Par. 30 of the Law of Contracts states that a contract whose purpose or content is illegal, immoral, or contradicts public welfare is null. There have been varied rulings in the courts over whether an agreement to compensate a husband whose wife sues for higher child support contradicts public welfare. A summary can be found in Justice Benzion Greenberger’s ruling (BMS 24590/98). He concludes that the assumption is that it damages the welfare of the children, but if the father can prove that it does not negatively affect them, it is valid. In general, if the wife’s obligation is void because of its impact on the children, the guarantors’ obligation should not apply.

In this case, we do not believe that the def’s paying has a negative impact on the couple’s one daughter or on the public, as we will explain. The obligation to reimburse is not upon wi; if def pay, they will not be able to recoup their losses from her. Therefore, wi will not be deterred from suing for child support, and def’s payment will not deprive the daughter of needed funds.

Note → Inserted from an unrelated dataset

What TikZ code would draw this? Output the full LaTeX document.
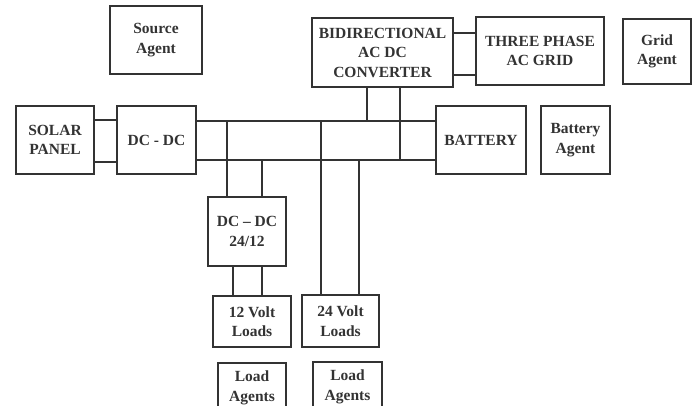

One can argue that indirectly, if an ex-wife knows that her close relatives will have to pay, she will not sue for increased child support. In general, the courts do not factor in indirect effects. Also, this must be weighed against the grave damage caused if we easily strike down agreements made in divorce settlements. First, there is a public interest in agreements being kept. Second, if those negotiating a divorce settlement know that the settlement will not be kept, husbands are less likely to give a get when called for. Also, in this case, specifically, the amount agreed upon for child support, while somewhat low, is not extremely low.